Lobster Kitchen isn’t in the basement, but it feels like it. Its dark and windowless, save the disabled assisted door that makes it more like a hospital than hospitality. An interior clad with dark wood tiles doesn’t evoke a warm and lively New-England seafood shack. It’s more you’re like sitting outside one, in the rain, with only the old buoys and broken lobster pots for company – the only one not invited to the party inside. In reality I was the only one who had turned up to a party that others didn’t fancy.

The chef, busy cracking the ruddy-clawed beasts and leaving their shells piled precariously before a vat of bisque, assured me they were still open, but before I could order I was back outside in the grey November afternoon running around for a cashpoint. They don’t accept bookings; they don’t take cards. They do however admit Americans. Two had arrived by the time I got back perhaps hoping for a savour of home.

Deciphering the chalkboard menus above the kitchen hatch was worthy of a free meal in itself. They were virtually illegible as if written by a toddler on tiptoes at full stretch wielding chalk with an amputated claw. So the chef reeled off a few options. I went safe, Lobster roll with garlic butter and large lobster mac and cheese.

The food was average.

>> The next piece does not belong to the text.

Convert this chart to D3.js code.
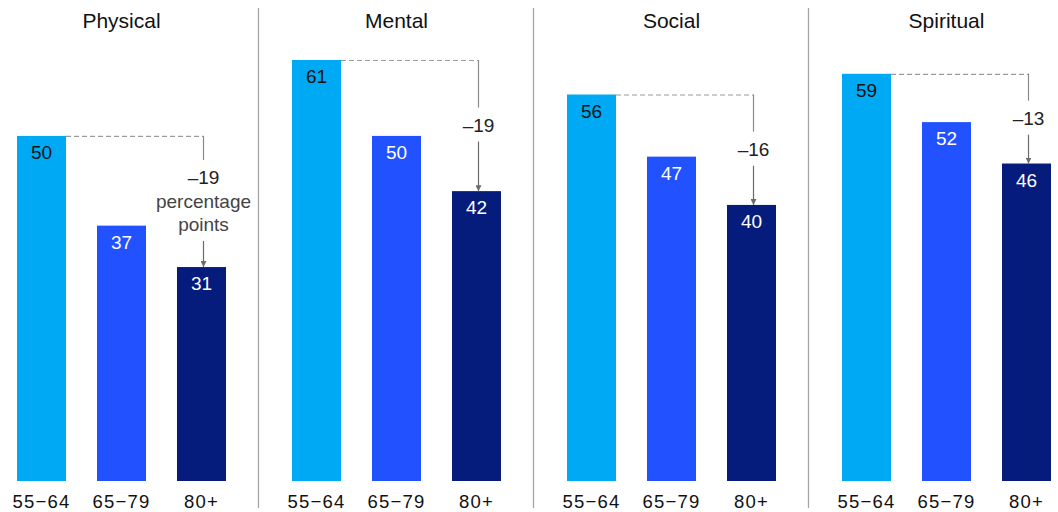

Lobster, chopped into small pieces, lost some of its bite but nonetheless was tasty and sweet. The brioche finger role was a bit dry and there could have been more garlic butter – what there was of it was good. The box of lobster mac was mustardy, too thick and cloying and lacking the cheesy savouriness you demand from such a dish. It had a tasty breadcrumb topping that I wanted more of and the odd chunk of lobster was a welcome discovery. But in the end I couldn’t be bothered to finish it. Once the lobster had been picked out it was disappointing, like opening the Celebrations box and finding all the left over Bounties.

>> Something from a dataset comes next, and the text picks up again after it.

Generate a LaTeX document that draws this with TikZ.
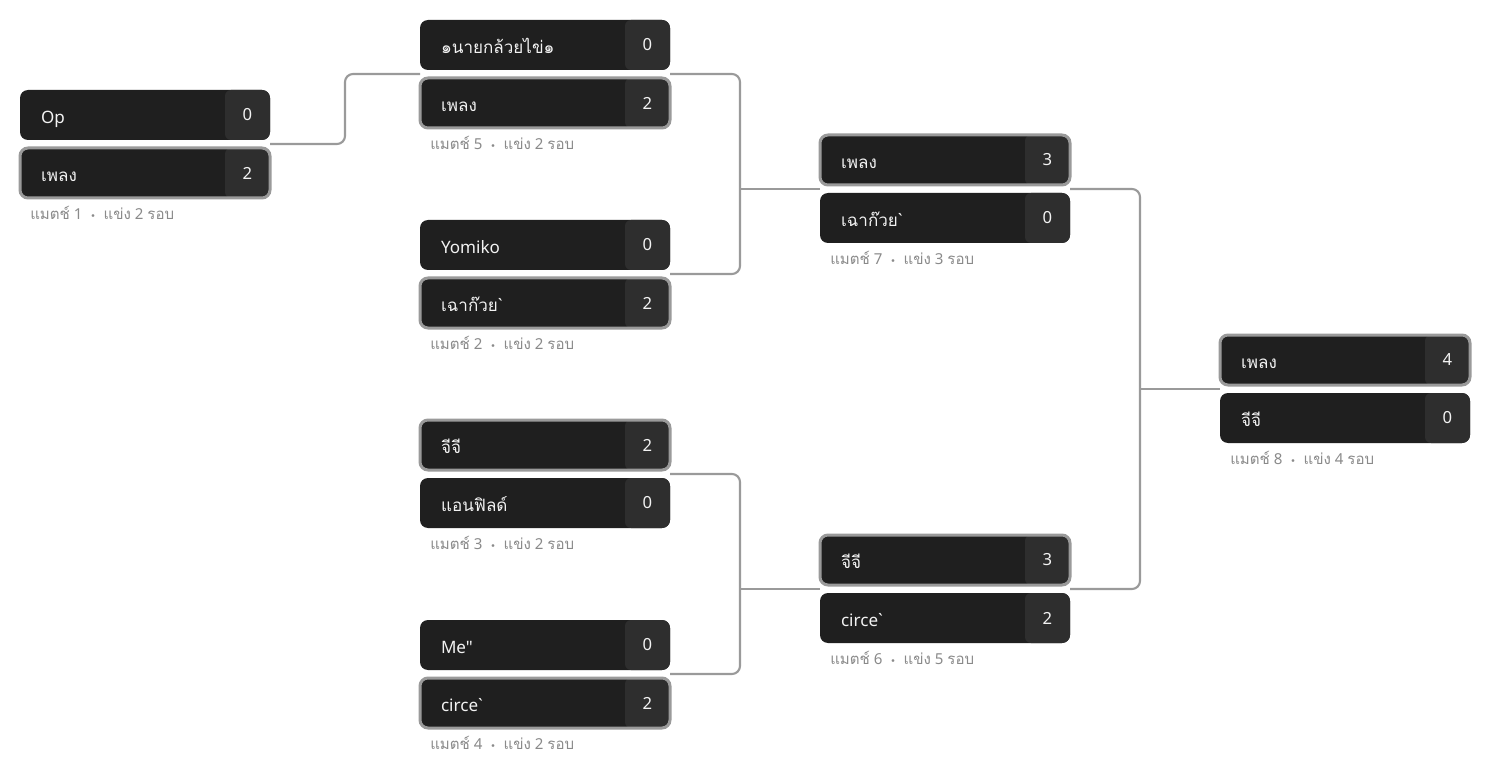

Afterwards, Rufus Wainwright (Hallelujah) began to play. I felt like standing on my stool, putting my head in the rigging hanging from the ceiling and kicking the stool from beneath me. The Claw Club was not everything I had hoped it would be.

I expected to be sat among a contingent of finger-on-the-pulse foodies but found myself playing the lonely glutton eating twice as much as normal in spite of its mediocrity. I’m aware I’ve missed the opening rush to Lobster Kitchen (and there was one) but the first few weeks can often be misleading. I feel it will be a battle to keep it buzzing. When the special offer disappears what will keep people coming? How long will it be before someone yells stop, goes limp, taps out… and the fight is over.